Mufti Mahmud Khan, Rab's legal and media wing director, claimed that the truck was travelling ahead of the lorry to protect the larger consignment, in case law enforcers intercepted them.
Both the lorry and the truck started from Teknaf on August 3 and took a break at an automobile workshop in Chakaria upazila in Chittagong where the yaba was put in the hidden chamber, the Rab director said in a press conference in the capital yesterday.
Rafiq, a Teknaf-based yaba trader, brought the contraband items from Myanmar via Maheshkhali, a sea route yaba traders started using following strict law enforcers' vigilance on their usual routes, Mufti said, adding that the consignment was given to the transport workers at the Chittagong workshop.
This syndicate comprising 15 to 20 members of transport workers has so far delivered eight consignments in the last one year. Their task is to deliver the drugs to specified people, Rab said.

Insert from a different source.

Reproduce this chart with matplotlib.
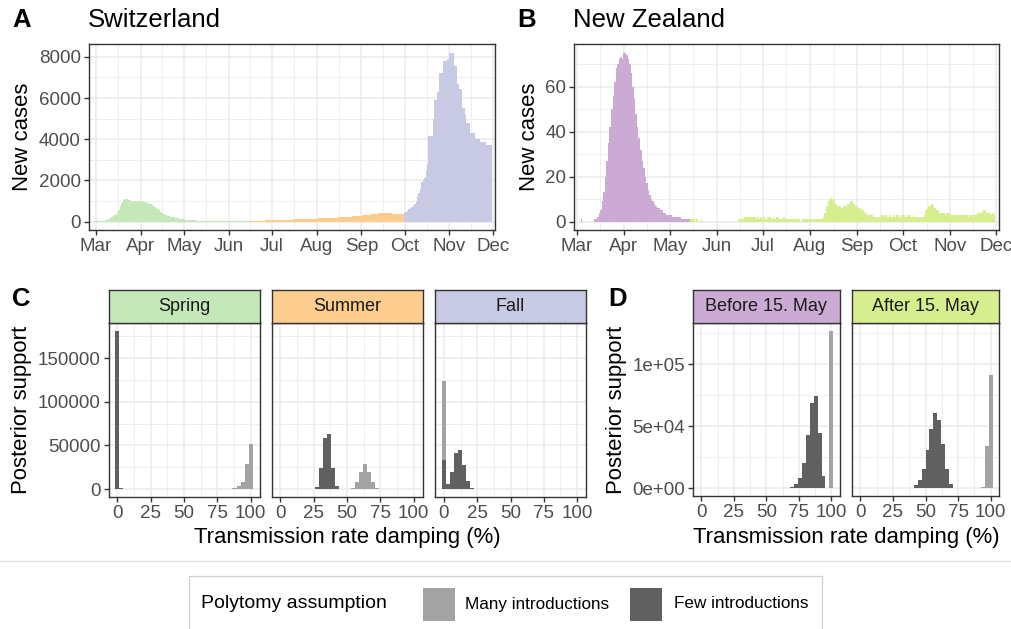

A group of Comilla-based yaba traders provide shelter to the syndicate members for a couple of hours during the trip.
The seized consignments were supposed to be delivered to five drug dealers in Keraniganj. The Rab is trying to hunt them down.
Rab, police and narcotics officials said long-route vehicles have become the main means of carrying yaba to the capital and elsewhere.
Drug peddlers do not risk carrying the items themselves during the anti-narcotics drive that saw 210 suspected drug traders killed, mostly in “shootouts” involving police and Rab.
Officials believe some unscrupulous members of law-enforcement agencies are still facilitating the drug dealers in smuggling yaba.
Rab Director General Benazir Ahmed said drugs are coming to Dhaka on luxury buses despite operations by different law enforcement agencies. The elite force has recently seized at least 11 such buses including three luxury ones in a week.
The drug traders use a system to ferry yaba in which the transports workers, in most cases, do not even know the people they are going to deliver the drugs to.
“The bus owners have to take the responsibility and we will sit with them in this regard,” the Rab DG has said recently.
Syed Tawfique Uddin Ahmed, outgoing director (operations) of the Department of Narcotics Control, told The Daily Star that small consignments are being carried in buses and large ones in loaded trucks to dodge the law enforcers.
A section of transport workers in connivance with some unscrupulous law enforcers has been doing this, he said citing an intelligence report.
THE BRIEFING
Mufti Mahmud said they were waiting for days as they had information that two salt-laden vehicles would carry yaba pills ahead of Eid-ul-Azha.
The drivers of both the vehicles waited for hours at different points for a convenient time to reach Dhaka.
Responding to a query, Mufti said the Teknaf-Cox's Bazar route was under strict surveillance and that was why drug traders were using different routes including Maheshkhali-Chakaria.
It is very difficult to ensure surveillance as hundreds of fishing trawlers are at sea and there are many landing stations, he added.
According to Rab, Manik, who has no licence to drive, got involved in the trade through another driver named Awal. Both started from Teknaf on August 3, but Awal left the lorry when they reached Comilla.
Trucker Masum joined the syndicate through another truck driver called Jakaria.
As supply of yaba fell drastically following drives, some transport workers got involved in carrying the pills, Rab said quoting the arrestees.